Treble: Between the rising costs of being an artist, the rise of AI slop, and the ever looming issues of capitalism, it feels rough being a working artist today. When you think about yourselves as musicians, what is it that you see or try to do to fan the flames of hope?
RC: Something that gives me hope is anytime I go to a show. Whether it’s playing our show or going to somebody else’s show and seeing people in attendance. Community and fellowship—for me, what’s spiritual in music, that’s a big part of it. When we’re playing and I’m looking around and I look over at Dan, Leah, and Kern, and we’re sustaining and playing this blistering loud music that’s intense and we’re all going for it, and I look out at the audience and there’s a ton people right there with us, and we’re all in this moment together.
LL: I’ve been really inspired seeing a lot of queer and trans people I’m around who are younger than me doing these events that I think are so sick and so divorced from social media activity. I think that runs contrary to how we think of Gen Z being chronically online. The events I’m talking about: I have a friend whose been organizing Jello wrestling; it’s a bunch of trans people in swimsuits and bikinis on a hot summer day wrestling in a big tub of Jello. They do a full competition and have superlative awards at the end, and it’s just a bunch of people who got together. It wasn’t even publicly shared on social media or anything like that; there were photos after the fact, but it was not about that. It was a bunch of people hanging out in a backyard getting in some Jello. [Events like this are] organized by these younger kids who are using social media in this way of like, we can connect and then we can organize things, and then we can meet up. I think millennials, like myself, a lot of us came up right at the wrong time with social media to think it is something that matters. I think a lot of what I’m seeing from these kids is that it’s something they can use, and it can be whatever slop, but then it’s “OK, let’s hangout.” Or let’s hangout and make videos. I hope that that also continues into music. People getting together to play music together. Throwing shows to hang out and not with any ulterior motive, just to make music and hang out.

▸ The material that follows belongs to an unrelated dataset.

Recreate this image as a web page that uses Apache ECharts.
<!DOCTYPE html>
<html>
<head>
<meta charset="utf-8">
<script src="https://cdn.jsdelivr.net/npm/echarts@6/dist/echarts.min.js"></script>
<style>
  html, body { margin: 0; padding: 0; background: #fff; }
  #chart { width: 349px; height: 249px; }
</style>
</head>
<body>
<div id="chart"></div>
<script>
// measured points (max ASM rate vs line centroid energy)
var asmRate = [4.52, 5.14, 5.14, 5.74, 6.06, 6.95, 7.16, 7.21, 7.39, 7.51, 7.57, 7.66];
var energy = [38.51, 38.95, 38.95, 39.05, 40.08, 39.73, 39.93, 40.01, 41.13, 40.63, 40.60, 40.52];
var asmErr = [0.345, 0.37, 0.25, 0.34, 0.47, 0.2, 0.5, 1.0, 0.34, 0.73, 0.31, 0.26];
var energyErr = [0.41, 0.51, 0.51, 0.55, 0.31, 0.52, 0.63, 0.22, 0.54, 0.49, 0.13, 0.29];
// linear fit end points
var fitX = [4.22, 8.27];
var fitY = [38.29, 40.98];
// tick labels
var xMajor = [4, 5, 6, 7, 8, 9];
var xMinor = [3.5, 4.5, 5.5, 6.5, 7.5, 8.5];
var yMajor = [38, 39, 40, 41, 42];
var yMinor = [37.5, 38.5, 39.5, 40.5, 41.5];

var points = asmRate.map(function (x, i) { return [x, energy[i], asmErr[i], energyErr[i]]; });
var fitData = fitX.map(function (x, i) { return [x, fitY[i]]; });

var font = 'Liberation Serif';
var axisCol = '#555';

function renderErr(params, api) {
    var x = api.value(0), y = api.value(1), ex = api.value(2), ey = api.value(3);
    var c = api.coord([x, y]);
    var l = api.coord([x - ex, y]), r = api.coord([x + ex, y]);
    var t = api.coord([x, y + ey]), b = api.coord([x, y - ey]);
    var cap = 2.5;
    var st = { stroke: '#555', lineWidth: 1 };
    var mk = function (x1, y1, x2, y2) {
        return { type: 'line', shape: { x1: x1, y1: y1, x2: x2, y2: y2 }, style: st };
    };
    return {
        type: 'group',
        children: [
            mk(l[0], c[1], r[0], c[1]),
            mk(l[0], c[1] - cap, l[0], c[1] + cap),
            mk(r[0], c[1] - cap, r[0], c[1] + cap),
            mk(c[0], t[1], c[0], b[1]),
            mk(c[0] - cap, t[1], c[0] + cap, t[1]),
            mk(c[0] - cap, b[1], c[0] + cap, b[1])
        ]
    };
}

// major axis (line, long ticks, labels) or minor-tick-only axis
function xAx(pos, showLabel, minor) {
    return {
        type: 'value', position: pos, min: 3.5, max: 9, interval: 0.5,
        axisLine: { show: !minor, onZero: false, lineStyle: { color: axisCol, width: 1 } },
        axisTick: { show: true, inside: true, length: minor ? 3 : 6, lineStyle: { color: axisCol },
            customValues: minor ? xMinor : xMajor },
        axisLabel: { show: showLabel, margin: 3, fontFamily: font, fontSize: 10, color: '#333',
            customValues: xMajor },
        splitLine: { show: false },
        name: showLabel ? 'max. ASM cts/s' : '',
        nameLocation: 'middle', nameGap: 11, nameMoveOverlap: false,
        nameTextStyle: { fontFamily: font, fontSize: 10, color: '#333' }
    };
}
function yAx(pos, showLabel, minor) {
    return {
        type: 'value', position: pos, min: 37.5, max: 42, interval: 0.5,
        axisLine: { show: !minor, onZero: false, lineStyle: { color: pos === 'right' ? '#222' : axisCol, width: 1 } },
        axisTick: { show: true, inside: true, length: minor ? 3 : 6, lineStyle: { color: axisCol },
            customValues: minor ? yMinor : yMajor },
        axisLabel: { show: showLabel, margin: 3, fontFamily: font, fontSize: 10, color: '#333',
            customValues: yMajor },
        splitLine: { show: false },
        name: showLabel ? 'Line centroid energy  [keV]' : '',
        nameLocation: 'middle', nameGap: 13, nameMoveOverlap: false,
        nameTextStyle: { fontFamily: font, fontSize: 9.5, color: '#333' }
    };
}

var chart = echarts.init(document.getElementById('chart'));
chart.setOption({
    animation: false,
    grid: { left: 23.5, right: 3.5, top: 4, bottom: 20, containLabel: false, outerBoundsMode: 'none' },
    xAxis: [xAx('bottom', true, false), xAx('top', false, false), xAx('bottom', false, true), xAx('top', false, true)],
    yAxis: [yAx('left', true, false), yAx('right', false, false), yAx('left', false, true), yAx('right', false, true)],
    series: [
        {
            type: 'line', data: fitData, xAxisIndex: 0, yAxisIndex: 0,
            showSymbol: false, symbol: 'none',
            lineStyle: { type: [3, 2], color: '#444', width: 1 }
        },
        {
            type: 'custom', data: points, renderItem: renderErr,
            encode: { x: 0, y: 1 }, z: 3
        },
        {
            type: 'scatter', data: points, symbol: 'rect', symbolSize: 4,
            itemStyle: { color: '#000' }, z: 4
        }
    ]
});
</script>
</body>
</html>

Kern Haug: I’m inspired anytime people are motivated to create stuff, versus consume stuff. Like, “oh I just have energy to make something; I didn’t have to do that, I spent money to make a thing happen.” I work at a community radio station, and I’m always in awe of how many people show up just to play a mix on our turntables. They’re like, I want to get in there and practice more, I want to create a mix to share with people, get good at DJing. No one is making money off this, it’s not going anywhere. But [people] finding things to do besides buy their identity or personality. It’s cool to see that there’s people actually motivated to do that. Bring their own sense of value to put into stuff.